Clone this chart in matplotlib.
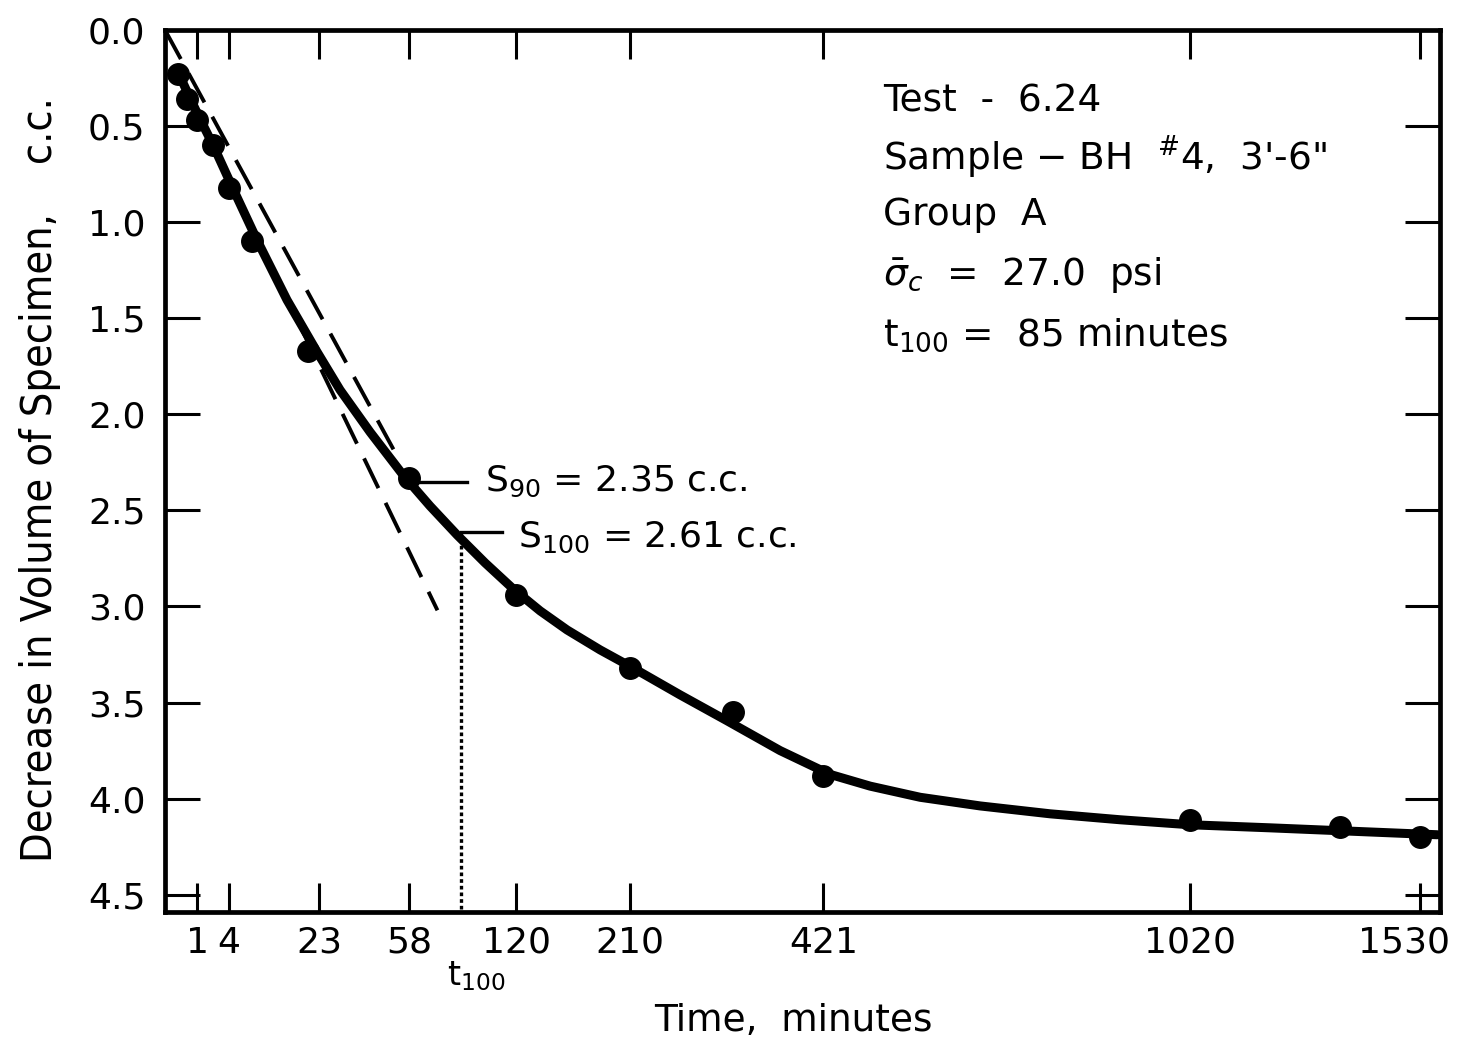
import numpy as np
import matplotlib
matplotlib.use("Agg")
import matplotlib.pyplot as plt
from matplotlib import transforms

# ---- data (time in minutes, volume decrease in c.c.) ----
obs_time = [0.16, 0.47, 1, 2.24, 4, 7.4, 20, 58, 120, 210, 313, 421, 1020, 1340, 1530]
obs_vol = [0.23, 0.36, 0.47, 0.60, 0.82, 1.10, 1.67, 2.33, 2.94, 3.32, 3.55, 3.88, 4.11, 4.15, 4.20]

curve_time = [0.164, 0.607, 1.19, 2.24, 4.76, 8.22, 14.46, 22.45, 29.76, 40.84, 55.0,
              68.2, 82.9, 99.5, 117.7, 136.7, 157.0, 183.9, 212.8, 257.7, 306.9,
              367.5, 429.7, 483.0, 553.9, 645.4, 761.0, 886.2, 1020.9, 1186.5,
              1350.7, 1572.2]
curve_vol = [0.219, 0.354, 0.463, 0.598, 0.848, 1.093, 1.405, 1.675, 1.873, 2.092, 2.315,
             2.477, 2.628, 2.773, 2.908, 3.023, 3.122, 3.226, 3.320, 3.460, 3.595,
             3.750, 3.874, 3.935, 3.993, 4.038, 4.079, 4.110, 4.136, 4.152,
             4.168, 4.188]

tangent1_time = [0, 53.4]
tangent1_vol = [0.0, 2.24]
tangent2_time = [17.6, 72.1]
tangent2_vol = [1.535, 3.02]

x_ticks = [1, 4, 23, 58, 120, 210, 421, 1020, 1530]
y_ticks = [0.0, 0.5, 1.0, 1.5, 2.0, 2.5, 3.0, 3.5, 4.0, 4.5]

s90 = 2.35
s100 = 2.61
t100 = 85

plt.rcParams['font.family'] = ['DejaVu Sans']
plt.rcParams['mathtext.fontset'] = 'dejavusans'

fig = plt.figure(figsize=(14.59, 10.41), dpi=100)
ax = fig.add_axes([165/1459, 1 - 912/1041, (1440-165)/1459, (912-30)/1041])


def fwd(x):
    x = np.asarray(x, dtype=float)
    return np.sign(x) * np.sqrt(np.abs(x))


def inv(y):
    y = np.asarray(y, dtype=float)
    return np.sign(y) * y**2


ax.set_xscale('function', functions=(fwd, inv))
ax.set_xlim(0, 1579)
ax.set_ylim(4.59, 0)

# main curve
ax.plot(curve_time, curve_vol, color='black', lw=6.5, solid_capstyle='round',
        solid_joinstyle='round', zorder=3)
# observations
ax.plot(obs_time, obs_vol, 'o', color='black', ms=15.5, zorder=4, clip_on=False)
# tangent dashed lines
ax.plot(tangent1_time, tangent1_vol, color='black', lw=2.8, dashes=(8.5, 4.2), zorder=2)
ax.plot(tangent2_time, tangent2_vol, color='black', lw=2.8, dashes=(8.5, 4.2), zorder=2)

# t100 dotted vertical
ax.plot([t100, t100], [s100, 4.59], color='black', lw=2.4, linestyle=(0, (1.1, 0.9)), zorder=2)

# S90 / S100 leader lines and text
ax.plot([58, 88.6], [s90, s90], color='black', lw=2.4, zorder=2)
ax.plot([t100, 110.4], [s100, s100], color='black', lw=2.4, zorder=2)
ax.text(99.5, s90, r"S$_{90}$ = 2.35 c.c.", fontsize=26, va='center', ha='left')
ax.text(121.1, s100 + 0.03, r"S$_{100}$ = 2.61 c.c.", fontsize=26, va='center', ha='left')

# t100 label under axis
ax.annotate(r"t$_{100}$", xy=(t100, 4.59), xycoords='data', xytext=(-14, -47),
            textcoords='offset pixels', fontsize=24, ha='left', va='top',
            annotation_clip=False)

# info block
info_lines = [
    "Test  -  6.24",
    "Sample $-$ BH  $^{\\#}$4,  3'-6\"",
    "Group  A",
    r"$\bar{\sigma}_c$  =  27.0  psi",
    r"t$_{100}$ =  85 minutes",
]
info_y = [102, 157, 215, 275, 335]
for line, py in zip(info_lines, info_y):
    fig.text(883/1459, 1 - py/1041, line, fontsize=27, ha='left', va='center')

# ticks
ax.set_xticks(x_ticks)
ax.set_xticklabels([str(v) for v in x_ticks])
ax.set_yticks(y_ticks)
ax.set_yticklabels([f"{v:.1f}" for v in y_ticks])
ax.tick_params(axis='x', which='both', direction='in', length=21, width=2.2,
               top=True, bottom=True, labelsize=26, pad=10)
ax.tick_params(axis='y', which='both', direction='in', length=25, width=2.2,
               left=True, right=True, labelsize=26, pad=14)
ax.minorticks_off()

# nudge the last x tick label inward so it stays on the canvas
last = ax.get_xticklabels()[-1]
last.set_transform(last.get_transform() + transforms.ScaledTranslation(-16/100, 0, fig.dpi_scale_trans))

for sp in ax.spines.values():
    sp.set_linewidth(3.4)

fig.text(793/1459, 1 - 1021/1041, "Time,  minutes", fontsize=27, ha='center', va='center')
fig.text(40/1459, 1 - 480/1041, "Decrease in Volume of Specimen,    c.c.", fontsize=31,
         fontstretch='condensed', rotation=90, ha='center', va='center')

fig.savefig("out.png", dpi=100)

* * *

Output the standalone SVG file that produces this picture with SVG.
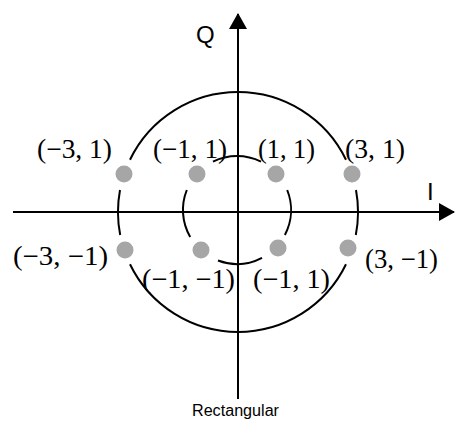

The task
Everything from the line that contains "Clone this chart in matplotlib." down to the line that contains "4.168, 4.188]" should be written out exactly, end lines too, minus the pictures.

The result
Clone this chart in matplotlib.
import numpy as np
import matplotlib
matplotlib.use("Agg")
import matplotlib.pyplot as plt
from matplotlib import transforms

# ---- data (time in minutes, volume decrease in c.c.) ----
obs_time = [0.16, 0.47, 1, 2.24, 4, 7.4, 20, 58, 120, 210, 313, 421, 1020, 1340, 1530]
obs_vol = [0.23, 0.36, 0.47, 0.60, 0.82, 1.10, 1.67, 2.33, 2.94, 3.32, 3.55, 3.88, 4.11, 4.15, 4.20]

curve_time = [0.164, 0.607, 1.19, 2.24, 4.76, 8.22, 14.46, 22.45, 29.76, 40.84, 55.0,
              68.2, 82.9, 99.5, 117.7, 136.7, 157.0, 183.9, 212.8, 257.7, 306.9,
              367.5, 429.7, 483.0, 553.9, 645.4, 761.0, 886.2, 1020.9, 1186.5,
              1350.7, 1572.2]
curve_vol = [0.219, 0.354, 0.463, 0.598, 0.848, 1.093, 1.405, 1.675, 1.873, 2.092, 2.315,
             2.477, 2.628, 2.773, 2.908, 3.023, 3.122, 3.226, 3.320, 3.460, 3.595,
             3.750, 3.874, 3.935, 3.993, 4.038, 4.079, 4.110, 4.136, 4.152,
             4.168, 4.188]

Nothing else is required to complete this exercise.